SET PROBLEM
Retype only what runs from the first line of the listing to the line holding "from matplotlib.ticker import", both included. Do not retype the pictures.

RAW DATA
- - -

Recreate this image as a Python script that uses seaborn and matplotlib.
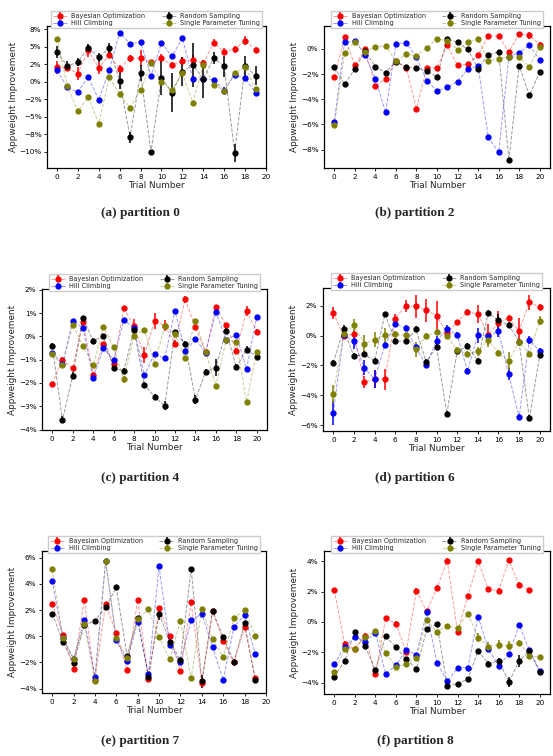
import matplotlib
matplotlib.use("Agg")
import numpy as np
import pandas as pd
import seaborn as sns
import matplotlib.pyplot as plt
from matplotlib.ticker import MultipleLocator, PercentFormatter

# values in percent
methods = ["Bayesian Optimization", "Hill Climbing", "Random Sampling", "Single Parameter Tuning"]
colors = ["red", "blue", "black", "olive"]

# partition 0
p0_bo = [2.1, 2.0, 1.2, 4.5, 2.0, 3.9, 1.9, 3.4, 3.4, 2.8, 3.4, 2.4, 3.0, 3.2, 2.65, 5.6, 4.3, 4.7, 5.9, 4.6]
p0_hc = [1.66, -0.76, -1.47, 0.76, -2.56, 1.66, 7.06, 5.45, 5.73, 0.85, 5.6, 3.65, 6.3, 0.43, 0.43, 0.33, -1.23, 1.04, 0.57, -1.56]
p0_rs = [4.27, 2.27, 2.84, 4.88, 3.5, 4.83, 0.19, -7.9, 1.28, -10.0, 0.62, -1.56, 1.47, 2.42, 0.47, 3.41, 2.27, -10.1, 2.27, 0.9]
p0_spt = [6.1, -0.52, -4.2, -2.13, -5.97, 0.66, -1.7, -3.7, -1.09, 2.65, 0.0, -1.14, 1.23, -2.94, 2.46, -0.38, -1.23, 1.23, 2.18, -1.04]
p0_bo_err = [0.9, 0.4, 0.9, 0.9, 0.8, 0.5, 0.5, 0.5, 1.1, 0.4, 0.6, 0.4, 0.5, 0.6, 0.4, 0.5, 0.5, 0.5, 0.6, 0.4]
p0_hc_err = [0.3, 0.2, 0.2, 0.2, 0.2, 0.3, 0.2, 0.2, 0.2, 0.2, 0.2, 0.2, 0.2, 0.2, 0.2, 0.3, 0.5, 0.4, 0.2, 0.2]
p0_rs_err = [0.8, 0.7, 0.6, 0.6, 0.7, 0.8, 1.2, 0.8, 1.1, 0.2, 2.5, 2.8, 2.1, 3.1, 2.7, 0.9, 1.5, 1.3, 1.5, 1.4]
p0_spt_err = [0.2] * 20

# partition 2
p2_bo = [-2.25, 0.93, -1.3, -0.03, -2.94, -2.38, -0.98, -1.48, -4.74, -1.53, -1.48, 0.29, -1.3, -1.22, -0.48, 1.03, 1.03, -0.24, 1.22, 1.08, 0.34]
p2_hc = [-5.79, 0.53, 0.66, -0.5, -2.38, -5.05, 0.42, 0.5, -0.66, -2.51, -3.33, -3.04, -2.59, -1.61, -1.35, -7.04, -8.23, -0.61, -0.29, 0.32, -0.87]
p2_rs = [-1.43, -2.8, -1.59, -0.16, -1.4, -1.88, -1.0, -1.46, -1.51, -1.75, -2.22, 0.82, 0.53, -0.03, -1.56, -0.45, -0.24, -8.86, -1.32, -3.7, -1.8]
p2_spt = [-6.08, -0.32, 0.58, -0.26, 0.19, 0.24, -0.98, -0.42, -0.53, 0.11, 0.79, 0.66, -0.05, 0.56, 0.77, -0.98, -0.79, -0.61, -0.66, -1.4, 0.19]
p2_bo_err = [0.15] * 19 + [0.3, 0.2]
p2_hc_err = [0.12] * 21
p2_rs_err = [0.12] * 21
p2_spt_err = [0.12] * 21

# partition 4
p4_bo = [-2.04, -1.0, -1.38, 0.6, -1.64, -0.33, -1.2, 1.21, 0.44, -0.81, 0.66, 0.46, -0.31, 1.6, 0.38, -0.67, 1.25, 0.47, -0.61, 1.08, 0.2]
p4_hc = [-0.7, -1.2, 0.66, 0.37, -1.81, -0.51, -1.0, 0.71, 0.34, -1.68, -0.75, -0.94, 1.1, -0.64, -0.11, -0.7, 1.05, -0.14, 0.07, -1.4, 0.83]
p4_rs = [-0.41, -3.59, -1.7, 0.77, -0.19, 0.0, -1.37, -1.48, 0.28, -2.07, -2.6, -2.98, 0.19, -0.33, -2.72, -1.51, -1.34, 0.23, -1.32, -0.57, -0.87]
p4_spt = [-0.78, -1.24, 0.48, -0.4, -1.25, 0.4, -0.48, -1.84, 0.03, 0.28, -1.17, 0.43, 0.11, -0.95, 0.67, -0.68, -2.12, -0.17, -0.24, -2.81, -0.67]
p4_bo_err = [0.1, 0.1, 0.1, 0.1, 0.1, 0.1, 0.1, 0.1, 0.3, 0.35, 0.35, 0.25, 0.15, 0.15, 0.1, 0.1, 0.1, 0.1, 0.1, 0.2, 0.1]
p4_hc_err = [0.08] * 21
p4_rs_err = [0.12, 0.15, 0.15, 0.12, 0.1, 0.1, 0.12, 0.12, 0.1, 0.1, 0.12, 0.2, 0.1, 0.12, 0.2, 0.12, 0.35, 0.12, 0.12, 0.15, 0.1]
p4_spt_err = [0.08, 0.08, 0.08, 0.08, 0.08, 0.08, 0.08, 0.15, 0.08, 0.08, 0.08, 0.08, 0.08, 0.08, 0.08, 0.08, 0.08, 0.08, 0.08, 0.08, 0.08]

# partition 6
p6_bo = [1.55, -0.04, 0.13, -3.12, -2.92, -2.92, 1.15, 2.02, 1.96, 1.69, 1.35, 0.16, 0.9, 1.62, 1.44, 0.07, 0.85, 1.21, 0.31, 2.25, 1.91]
p6_hc = [-5.17, 0.07, -0.38, -2.16, -2.92, -0.65, 0.76, 0.54, -0.79, -1.96, -0.34, 0.43, 0.07, -2.38, 0.04, -0.04, 0.31, -2.6, -5.48, -0.29, -1.03]
p6_rs = [-1.82, 0.43, -1.37, -1.26, -1.69, 1.44, -0.34, -0.38, 0.43, -1.78, -0.76, -5.24, -1.06, -0.7, -1.69, 1.51, 1.03, 0.7, -0.4, -5.55, -1.33]
p6_spt = [-3.89, 0.09, 0.7, -0.54, -0.27, 0.02, 0.09, 0.02, -0.92, -0.04, 0.25, 0.0, -0.99, -1.21, -1.06, -0.29, -1.17, -1.73, -0.43, -1.21, 1.01]
p6_bo_err = [0.4, 0.2, 0.2, 0.4, 0.6, 0.7, 0.3, 0.4, 0.8, 0.8, 1.0, 0.2, 0.15, 0.2, 0.6, 0.7, 0.8, 0.2, 0.9, 0.5, 0.2]
p6_hc_err = [0.8, 0.3, 0.5, 0.5, 0.6, 0.2, 0.2, 0.2, 0.2, 0.2, 0.3, 0.3, 0.2, 0.2, 0.5, 0.2, 0.4, 0.4, 0.2, 0.3, 0.2]
p6_rs_err = [0.2, 0.3, 0.2, 0.2, 0.2, 0.1, 0.2, 0.2, 0.2, 0.2, 0.2, 0.2, 0.2, 0.2, 0.2, 0.2, 0.4, 0.2, 0.2, 0.2, 0.2]
p6_spt_err = [0.6, 0.3, 0.4, 0.6, 0.5, 0.5, 0.2, 0.2, 0.5, 0.2, 0.2, 0.2, 0.2, 0.2, 0.3, 0.5, 0.2, 0.6, 0.2, 0.2, 0.3]

# partition 7
p7_bo = [2.46, 0.13, -2.53, 2.76, -3.32, 2.48, 0.23, -2.58, 2.76, -3.27, 2.18, 0.0, -2.66, 2.58, -3.57, 1.9, -0.33, -2.0, 0.68, -3.22]
p7_hc = [4.23, -0.15, -1.72, 1.27, -3.09, 5.77, -0.3, -1.9, 1.09, -2.91, 5.32, -0.68, -2.0, 1.22, 1.72, -0.81, -3.34, 0.71, 1.62, -1.37]
p7_rs = [1.72, -0.41, -2.05, 0.84, 1.19, 2.2, 3.72, -1.47, 1.37, -3.11, 1.72, -0.41, -1.8, 5.14, -3.44, 1.92, -0.05, -1.95, 0.99, -3.37]
p7_spt = [5.11, -0.1, -1.7, 0.91, -3.39, 5.72, -0.13, -1.65, 1.32, 2.05, -0.08, -1.77, 1.19, -3.22, 2.1, -0.2, -1.62, 1.39, 2.03, 0.03]
p7_bo_err = [0.15] * 20
p7_hc_err = [0.15] * 20
p7_rs_err = [0.15] * 10 + [0.5, 0.15, 0.15, 0.15, 0.5, 0.15, 0.15, 0.15, 0.15, 0.15]
p7_spt_err = [0.15] * 20

# partition 8
p8_bo = [2.11, -1.43, -1.78, -0.9, -3.45, 0.24, -0.11, -1.96, 2.07, 0.7, 2.26, 4.04, -0.66, 1.71, 4.02, 2.15, 2.07, 4.07, 2.46, 2.11]
p8_hc = [-2.79, -1.63, -0.97, -1.32, -0.7, -3.41, -2.86, -1.85, -2.15, 0.64, -2.7, -3.91, -3.03, -3.01, 0.35, -1.78, -2.9, -2.11, -0.2, -1.85, -3.21]
p8_rs = [-3.6, -2.59, -0.68, -1.6, -3.19, -0.92, -1.67, -2.46, -3.08, -0.48, -0.13, -4.2, -4.09, -3.76, -1.91, -2.75, -2.55, -3.96, -2.57, -1.89, -3.3]
p8_spt = [-3.32, -1.8, -1.76, -0.99, -0.62, -2.02, -2.97, -2.77, -2.35, 0.13, -0.66, -0.26, -0.4, 0.55, -1.03, -1.63, -1.49, -1.58, -1.36, -2.22, -2.33]
p8_bo_err = [0.15] * 20
p8_hc_err = [0.12] * 21
p8_rs_err = [0.12] * 15 + [0.2, 0.2, 0.3, 0.4, 0.2, 0.15]
p8_spt_err = [0.12] * 14 + [0.3, 0.3, 0.3, 0.3, 0.15, 0.15, 0.12]

panels = [
    ("(a) partition 0", [p0_bo, p0_hc, p0_rs, p0_spt], [p0_bo_err, p0_hc_err, p0_rs_err, p0_spt_err], (-12.3, 8.0), 2.5, (-0.95, 20.0)),
    ("(b) partition 2", [p2_bo, p2_hc, p2_rs, p2_spt], [p2_bo_err, p2_hc_err, p2_rs_err, p2_spt_err], (-9.47, 1.83), 2, (-1, 21)),
    ("(c) partition 4", [p4_bo, p4_hc, p4_rs, p4_spt], [p4_bo_err, p4_hc_err, p4_rs_err, p4_spt_err], (-4.02, 2.03), 1, (-1, 21)),
    ("(d) partition 6", [p6_bo, p6_hc, p6_rs, p6_spt], [p6_bo_err, p6_hc_err, p6_rs_err, p6_spt_err], (-6.4, 3.2), 2, (-1, 21)),
    ("(e) partition 7", [p7_bo, p7_hc, p7_rs, p7_spt], [p7_bo_err, p7_hc_err, p7_rs_err, p7_spt_err], (-4.33, 6.5), 2, (-0.95, 20.0)),
    ("(f) partition 8", [p8_bo, p8_hc, p8_rs, p8_spt], [p8_bo_err, p8_hc_err, p8_rs_err, p8_spt_err], (-4.75, 4.68), 2, (-1, 21)),
]

sns.set_theme(style="ticks")
plt.rcParams['font.family'] = ['DejaVu Sans']
plt.rcParams['axes.edgecolor'] = 'black'
plt.rcParams['xtick.color'] = 'black'
plt.rcParams['ytick.color'] = 'black'

fig = plt.figure(figsize=(5.53, 7.56), dpi=100)
W, H = 553, 756

# axes boxes in pixels: left, top, right, bottom
boxes = [(47, 26, 266, 168), (324, 26, 550, 168),
         (42, 289, 267, 430), (323, 288, 550, 431),
         (42, 551, 266, 693), (324, 551, 550, 694)]
caption_pos = [(140, 213), (415, 213), (140, 478), (415, 478), (140, 741), (415, 741)]

for i, (title, series, errs, ylim, ystep, xlim) in enumerate(panels):
    l, t, r, b = boxes[i]
    ax = fig.add_axes([l / W, 1 - b / H, (r - l) / W, (b - t) / H])
    for name, col, y, e in zip(methods, colors, series, errs):
        x = np.arange(len(y))
        cont = ax.errorbar(x, y, yerr=e, fmt='o', linestyle='--', color=col,
                           ms=3.5, mfc=col, mec=col, lw=0.7, elinewidth=1.1,
                           capsize=0, label=name)
        rgb = matplotlib.colors.to_rgb(col)
        cont[0].set_color((*rgb, 0.4))
        cont[0].set_markerfacecolor(col)
        cont[0].set_markeredgecolor(col)
    ax.set_xlim(*xlim)
    ax.set_ylim(*ylim)
    ax.set_xticks(range(0, 21, 2))
    ax.yaxis.set_major_locator(MultipleLocator(ystep))
    ax.yaxis.set_major_formatter(PercentFormatter(decimals=0))
    ax.tick_params(labelsize=5.2, length=2.5, width=0.6, pad=1.5)
    for s in ax.spines.values():
        s.set_linewidth(0.9)
    ax.set_xlabel("Trial Number", fontsize=6.4, labelpad=1)
    ax.set_ylabel("Appweight Improvement", fontsize=6.4, labelpad=1)
    ax.legend(loc='lower center', bbox_to_anchor=(0.5, 0.96), ncol=2,
              fontsize=4.7, frameon=True, fancybox=False, borderpad=0.3,
              handlelength=2.2, handletextpad=0.6, columnspacing=2.6,
              labelspacing=0.25, edgecolor='#cccccc', framealpha=1)
    cx, cy = caption_pos[i]
    fig.text(cx / W, 1 - cy / H, title, ha='center', va='center',
             fontsize=9.5, fontweight='bold', family='Liberation Serif')

fig.savefig("out.png", dpi=100)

- - -

TASK RESULT
Recreate this image as a Python script that uses seaborn and matplotlib.
import matplotlib
matplotlib.use("Agg")
import numpy as np
import pandas as pd
import seaborn as sns
import matplotlib.pyplot as plt
from matplotlib.ticker import MultipleLocator, PercentFormatter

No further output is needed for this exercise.